Island Home used to be more

Island Home used to be more convenient. There were two groceries two blocks apart on Sevier Ave. right where Island Home starts. And a drug store, and a hardware/dry goods store. (It's a bit of a haul from there to the boulevard, but I walked it a million times as a kid.)

I used to walk those same roads, but I don't remember a second grocery store. I remember White Stores on Sevier. Where was the other one, and what was the name of it?

R. Neal's picture

King's Grocery, two blocks

King's Grocery, two blocks down towards Island Home on the same side of Sevier as the White Store. There's a laundromat there now.

Rachel's picture

Island Home and Springbrook

Island Home and Springbrook can't be beat for taking a walk. Not so much if you're walking to a grocery store.

Yup. IH is even nicer for recreational walking since the greenway to Ijams went in. But walking to anything commercial is difficult to impossible, unless you're going to buy birdseed at Ijams.

scottfrith's picture

Thank you for posting

Thank you for posting this... I'd missed it.
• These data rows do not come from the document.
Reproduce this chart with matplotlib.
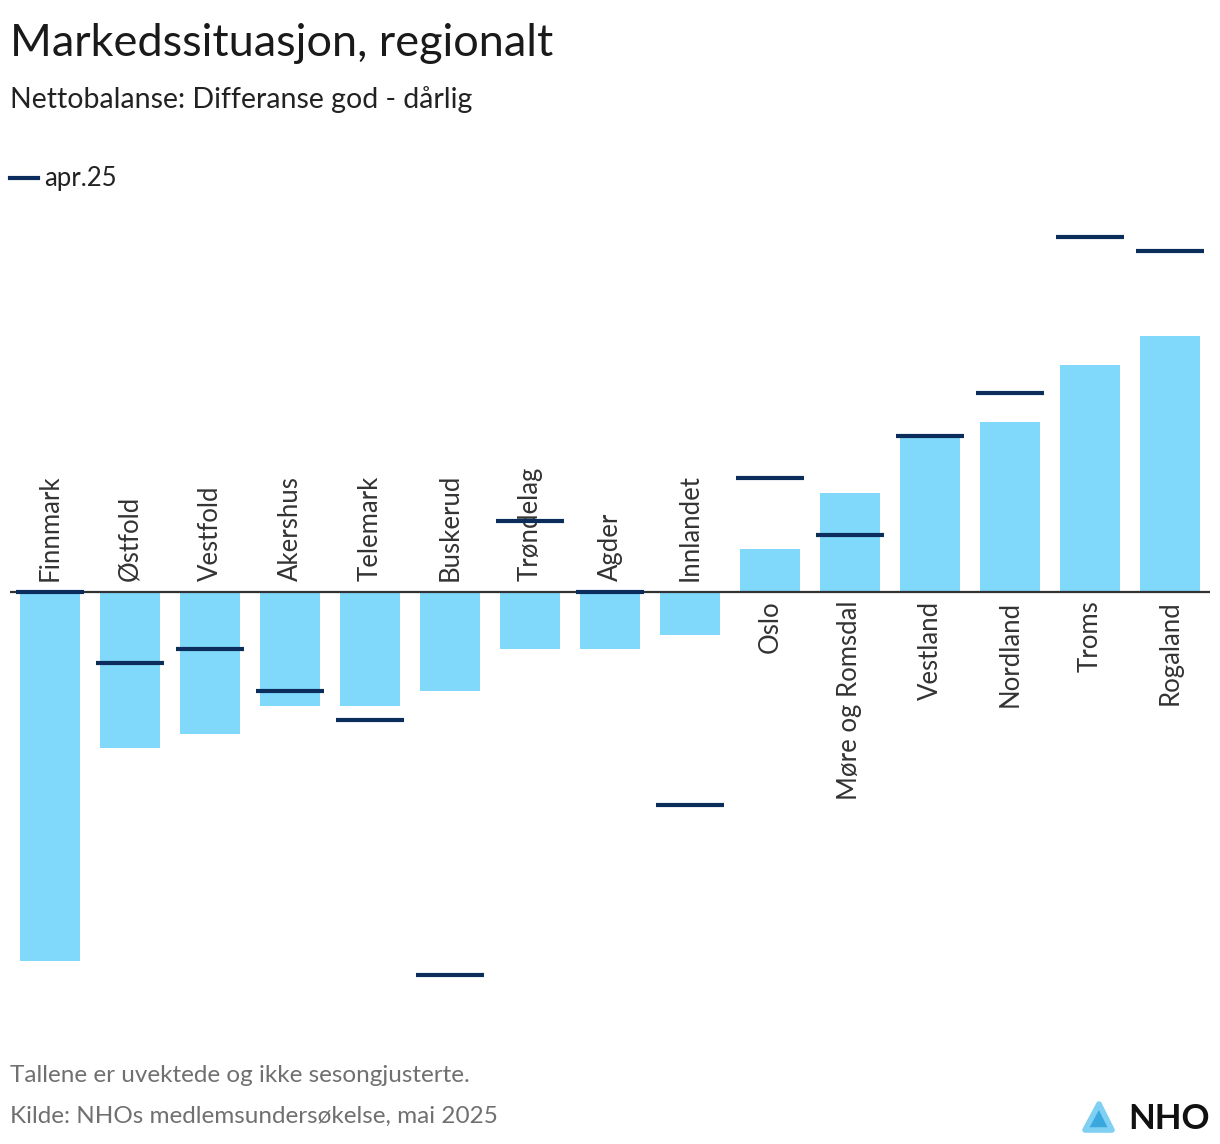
import matplotlib
matplotlib.use("Agg")
import matplotlib.pyplot as plt
from matplotlib.patches import Polygon

plt.rcParams['font.family'] = ['Lato', 'DejaVu Sans']

categories = ["Finnmark", "Østfold", "Vestfold", "Akershus", "Telemark", "Buskerud",
              "Trøndelag", "Agder", "Innlandet", "Oslo", "Møre og Romsdal", "Vestland",
              "Nordland", "Troms", "Rogaland"]
current = [-26, -11, -10, -8, -8, -7, -4, -4, -3, 3, 7, 11, 12, 16, 18]
apr25 = [0, -5, -4, -7, -9, -27, 5, 0, -15, 8, 4, 11, 14, 25, 24]

W, H = 1220, 1144
fig = plt.figure(figsize=(W / 100, H / 100), dpi=100)

# axes placed in pixel coords: x 10..1210, y 200..1010 (top..bottom)
ax = fig.add_axes([10 / W, 1 - 1010 / H, 1200 / W, 810 / H])
ax.set_xlim(-0.5, len(categories) - 0.5)
scale = 14.2
ax.set_ylim(-(1010 - 592) / scale, (592 - 200) / scale)
ax.axis('off')

x = range(len(categories))
ax.bar(x, current, width=0.75, color='#80D8FA', zorder=1)
ax.axhline(0, color='#333333', lw=1.6, zorder=2)
ax.hlines(apr25, [i - 0.42 for i in x], [i + 0.42 for i in x], color='#0B2D5B', lw=3, zorder=3)

for i, (c, v) in enumerate(zip(categories, current)):
    if v < 0:
        ax.text(i, 0.75, c, rotation=90, ha='center', va='bottom', fontsize=18.5,
                color='#333333', zorder=2.5)
    else:
        ax.text(i, -0.6, c, rotation=90, ha='center', va='top', fontsize=18.5,
                color='#333333', zorder=2.5)

fig.text(10 / W, 1 - 56 / H, "Markedssituasjon, regionalt", fontsize=32.5, color='#1a1a1a',
         ha='left', va='baseline')
fig.text(10 / W, 1 - 108 / H, "Nettobalanse: Differanse god - dårlig", fontsize=20.5,
         color='#222222', ha='left', va='baseline')

# legend
fig.add_artist(plt.Line2D([10 / W, 38 / W], [1 - 178 / H, 1 - 178 / H], color='#0B2D5B', lw=3))
fig.text(44 / W, 1 - 186 / H, "apr.25", fontsize=18.5, color='#222222', ha='left', va='baseline')

fig.text(10 / W, 1 - 1082 / H, "Tallene er uvektede og ikke sesongjusterte.", fontsize=17.5,
         color='#707070', ha='left', va='baseline')
fig.text(10 / W, 1 - 1123 / H, "Kilde: NHOs medlemsundersøkelse, mai 2025", fontsize=17.5,
         color='#707070', ha='left', va='baseline')

# NHO logo
tri = Polygon([[1085 / W, 1 - 1130 / H], [1112 / W, 1 - 1130 / H], [1099 / W, 1 - 1104 / H]],
              closed=True, transform=fig.transFigure, facecolor='#3AA7DF', edgecolor='#7FD0F2',
              lw=4, joinstyle='round')
fig.add_artist(tri)
fig.text(1210 / W, 1 - 1129 / H, "NHO", fontsize=25, fontweight='bold', color='#111111',
         ha='right', va='baseline')

fig.savefig("out.png", dpi=100)
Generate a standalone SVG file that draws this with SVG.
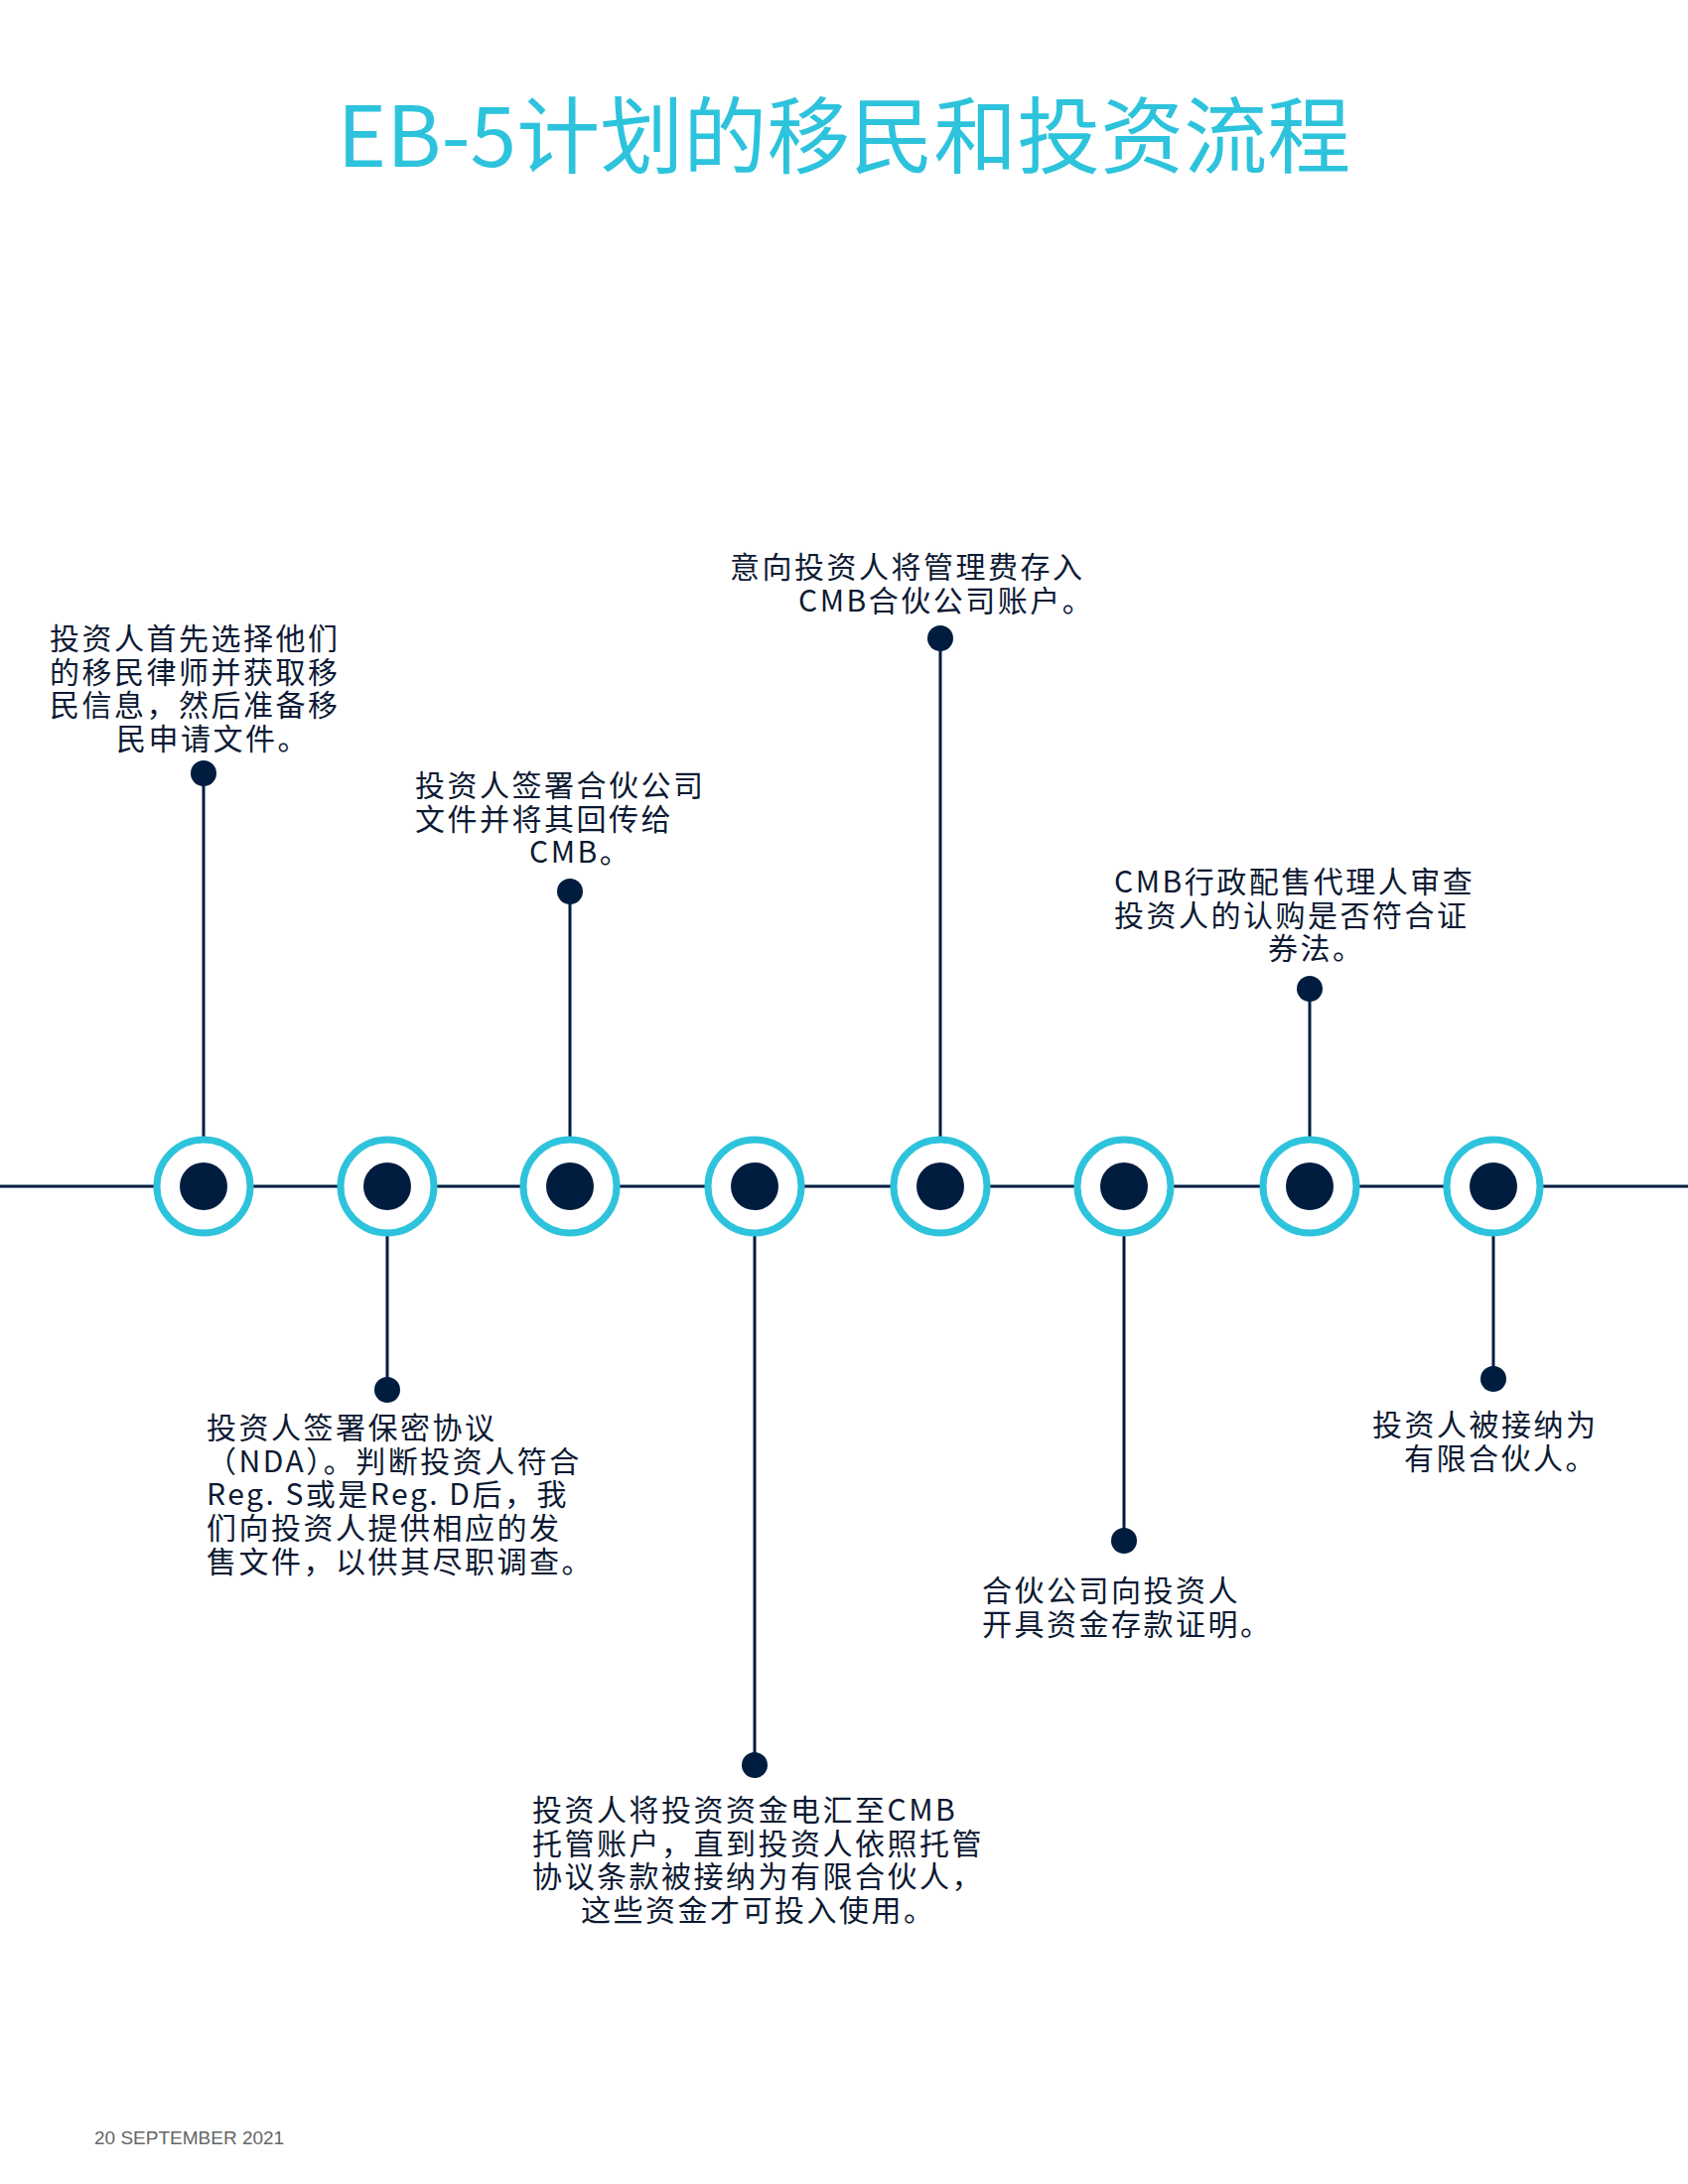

It should be our goal to make our communities more human-scaled and pedestrian friendly. A great start would be incorporating sidewalks and greenways into all road projects at every level. The costs of sidewalks and greenways are negligible within these budgets. These are common sense solutions to making Knoxville an even better, more livable community.

Pam Strickland's picture

This is very interesting. My

This is very interesting. My neighborhood, Lincoln Park, is a 38. My guess is in reality that it's lower because the railroad is between me and some of the places they name. Also, they say Sharp's Ridge is a quarter mile from the house, but that's as the crow flies when to actually get into the park I'd have to go out to Broadway and take the road into the park.

My hometown, Harriman, was rate 42, but I couldn't get my childhood address. And, like Randy, I did a lot of walking as a child from the house to the grocery to the drug store. A bit of a hike, but once I got into elementary school, I was my mama's errand runner.

I agree with Scott that more things should be built in so that walking was safer and would make it feasible to get to some places, which would maybe bring some of them back.

Pam Strickland

"We are what we pretend to be, so we must be careful about what we pretend to be." ~Kurt Vonnegut

Michael's picture

Wall Avenue is sort of a

Wall Avenue is sort of a pointless check as there's no residential there, save the Lerner Lofts which I'd associate more with Gay Street. My score for Union Avenue came in at 96, which is pretty reasonable. And walkability isn't about whether its a nice place to walk or not. But rather what's amenities exist for those on foot.
~m.

R. Neal's picture

Pam, some of those things

Pam, some of those things you mention and others are listed under "what it doesn't do" such as take into account public transportation, layout of streets, highways that divide neighborhoods (JWP comes to mined), and bodies of water that might require swimming across.

Maybe a good (or better?) purpose for the site is looking at places that already have density of services withing walking distance and focusing efforts on pedestrian-friendly improvements to make them more walkable.

Pam Strickland's picture

Yeah, I saw the caveats. I

Yeah, I saw the caveats. I like the idea of seeing what goes one with the places that have high ratings and then attempting to replicate those things.

The other thing I'll note that the library closest to me, would require crossing Broadway.

Pam Strickland

"We are what we pretend to be, so we must be careful about what we pretend to be." ~Kurt Vonnegut

tragicallyhip's picture

Fourth & Gill

Our address in Fourth and Gill scored a 62. Interesting site. Need to spend a bit more time with it.

Stick Thrower's picture

I wouldn't trust those maps...

According to my walk score (15) map, there is a Captain D's restaurant just south of the Montlake intersection on Alcoa Highway--would be only a .24 mile walk if it actually existed.

Actually... the kudzu is pretty thick through that area, so I suppose it's possible!